>> Start PROVIDED INFORMATION

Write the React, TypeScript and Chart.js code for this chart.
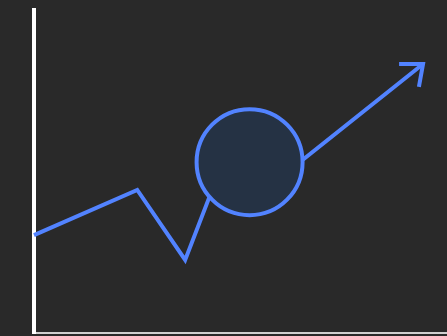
import React, { useEffect, useRef } from "react";
import { Chart, registerables } from "chart.js";

Chart.register(...registerables);

// Trend line (x, y in 0-100 chart units)
const trendX = [0, 25.0, 36.6, 45.0, 57.1, 94.2];
const trendY = [30.3, 44.3, 22.6, 50.5, 45.5, 83.3];
// Arrowhead
const arrowX = [88.4, 94.2, 93.2];
const arrowY = [83.3, 83.3, 76.2];
// Highlight circle
const circleX = [52.2];
const circleY = [52.9];

const LINE = "#5283ff";
const BG = "#292929";

export default function App() {
  const ref = useRef<HTMLCanvasElement | null>(null);
  useEffect(() => {
    document.body.style.margin = "0";
    document.body.style.background = BG;
    const toPts = (xs: number[], ys: number[]) => xs.map((x, i) => ({ x, y: ys[i] }));
    const chart = new Chart(ref.current!, {
      type: "scatter",
      data: {
        datasets: [
          {
            data: toPts(circleX, circleY),
            pointRadius: 53,
            pointHoverRadius: 53,
            pointBorderWidth: 4,
            pointBackgroundColor: "#253244",
            pointBorderColor: LINE,
            showLine: false,
            clip: false as any,
          },
          {
            data: toPts(trendX, trendY),
            showLine: true,
            borderColor: LINE,
            borderWidth: 4,
            pointRadius: 0,
            tension: 0,
            clip: false as any,
          },
          {
            data: toPts(arrowX, arrowY),
            showLine: true,
            borderColor: LINE,
            borderWidth: 4,
            pointRadius: 0,
            tension: 0,
            clip: false as any,
          },
        ],
      },
      options: {
        animation: false,
        responsive: true,
        maintainAspectRatio: false,
        events: [],
        layout: { autoPadding: false, padding: { left: 34, top: 10, right: 0, bottom: 3 } },
        plugins: { legend: { display: false }, tooltip: { enabled: false } },
        scales: {
          x: {
            type: "linear",
            min: 0,
            max: 100,
            ticks: { display: false },
            grid: { display: false, drawTicks: false },
            border: { display: true, color: "#cfcfcf", width: 2 },
          },
          y: {
            type: "linear",
            min: 0,
            max: 100,
            ticks: { display: false },
            grid: { display: false, drawTicks: false },
            border: { display: true, color: "#ffffff", width: 4 },
          },
        },
      },
    });
    return () => chart.destroy();
  }, []);
  return (
    <div style={{ width: 447, height: 336, background: BG }}>
      <canvas ref={ref} />
    </div>
  );
}
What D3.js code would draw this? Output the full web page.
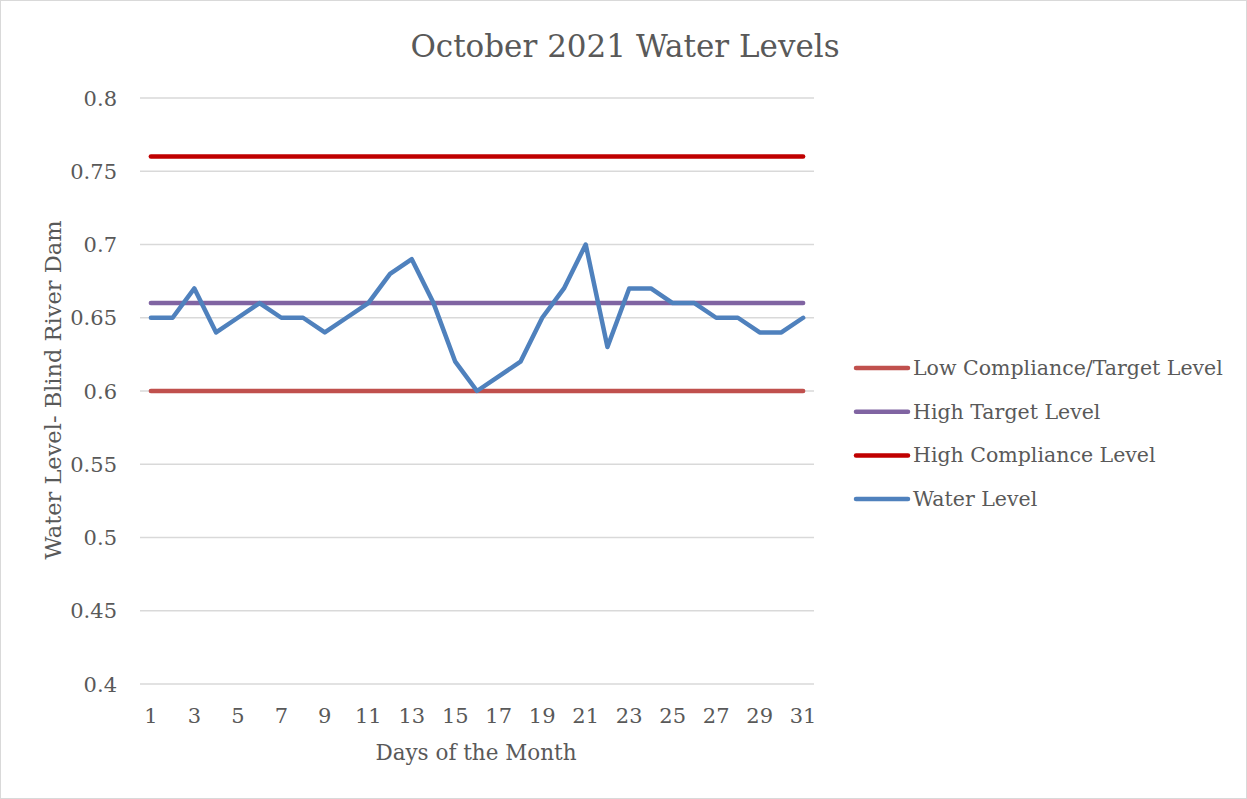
<!DOCTYPE html>
<html>
<head>
<meta charset="utf-8">
<script src="https://cdn.jsdelivr.net/npm/d3@7"></script>
<style>
  html, body { margin: 0; padding: 0; background: #fff; }
  svg { display: block; }
  text { font-family: "DejaVu Serif", "Liberation Serif", serif; fill: #595959; }
</style>
</head>
<body>
<svg id="chart" width="1247" height="799"></svg>
<script>
const days = d3.range(1, 32);
const waterLevel = [0.65, 0.65, 0.67, 0.64, 0.65, 0.66, 0.65, 0.65, 0.64, 0.65,
    0.66, 0.68, 0.69, 0.66, 0.62, 0.60, 0.61, 0.62, 0.65, 0.67,
    0.70, 0.63, 0.67, 0.67, 0.66, 0.66, 0.65, 0.65, 0.64, 0.64, 0.65];
const lowCompliance = days.map(() => 0.60);
const highTarget = days.map(() => 0.66);
const highCompliance = days.map(() => 0.76);
const yTicks = [0.4, 0.45, 0.5, 0.55, 0.6, 0.65, 0.7, 0.75, 0.8];
const xTickLabels = days.filter(d => d % 2 === 1);

const series = [
    { name: "Low Compliance/Target Level", values: lowCompliance, color: "#C0504D" },
    { name: "High Target Level", values: highTarget, color: "#8064A2" },
    { name: "High Compliance Level", values: highCompliance, color: "#C00000" },
    { name: "Water Level", values: waterLevel, color: "#4F81BD" }
];

const
    svg = d3.select("#chart"),
    margin = { left: 140, right: 433, top: 98, bottom: 115 },
    W = 1247, H = 799;

svg.append("rect")
    .attr("x", 0.5).attr("y", 0.5)
    .attr("width", W - 1).attr("height", H - 1)
    .attr("fill", "#fff").attr("stroke", "#D9D9D9");

const x = d3.scaleBand()
    .domain(days)
    .range([margin.left, W - margin.right]);

const y = d3.scaleLinear()
    .domain([0.4, 0.8])
    .range([H - margin.bottom, margin.top]);

// gridlines
svg.append("g")
    .selectAll("line")
    .data(yTicks)
    .join("line")
    .attr("x1", margin.left).attr("x2", W - margin.right)
    .attr("y1", d => y(d)).attr("y2", d => y(d))
    .attr("stroke", "#D9D9D9").attr("stroke-width", 1.3);

// y tick labels
svg.append("g")
    .selectAll("text")
    .data(yTicks)
    .join("text")
    .attr("x", 117)
    .attr("y", d => y(d) + 7.5)
    .attr("text-anchor", "end")
    .attr("font-size", 21)
    .text(d => d3.format("~g")(d));

// x tick labels
svg.append("g")
    .selectAll("text")
    .data(xTickLabels)
    .join("text")
    .attr("x", d => x(d) + x.bandwidth() / 2)
    .attr("y", 723)
    .attr("text-anchor", "middle")
    .attr("font-size", 21)
    .text(d => d);

const line = d3.line()
    .x((d, i) => x(days[i]) + x.bandwidth() / 2)
    .y(d => y(d));

svg.append("g")
    .selectAll("path")
    .data(series)
    .join("path")
    .attr("d", s => line(s.values))
    .attr("fill", "none")
    .attr("stroke", s => s.color)
    .attr("stroke-width", 4.5)
    .attr("stroke-linejoin", "round")
    .attr("stroke-linecap", "round");

// title
svg.append("text")
    .attr("x", 625).attr("y", 57)
    .attr("text-anchor", "middle")
    .attr("font-size", 31)
    .text("October 2021 Water Levels");

// axis titles
svg.append("text")
    .attr("x", 476).attr("y", 760)
    .attr("text-anchor", "middle")
    .attr("font-size", 21.5)
    .text("Days of the Month");

svg.append("text")
    .attr("transform", "translate(61,390) rotate(-90)")
    .attr("text-anchor", "middle")
    .attr("font-size", 22.5)
    .text("Water Level- Blind River Dam");

// legend
const legend = svg.append("g")
    .selectAll("g")
    .data(series)
    .join("g")
    .attr("transform", (d, i) => `translate(856,${368 + i * 43.7})`);

legend.append("line")
    .attr("x1", 0).attr("x2", 52)
    .attr("stroke", d => d.color)
    .attr("stroke-width", 4.5)
    .attr("stroke-linecap", "round");

legend.append("text")
    .attr("x", 57).attr("y", 7)
    .attr("font-size", 20.5)
    .text(d => d.name);
</script>
</body>
</html>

>> End PROVIDED INFORMATION

Check each line of these records for the string "React" and state only how many lines have it.

2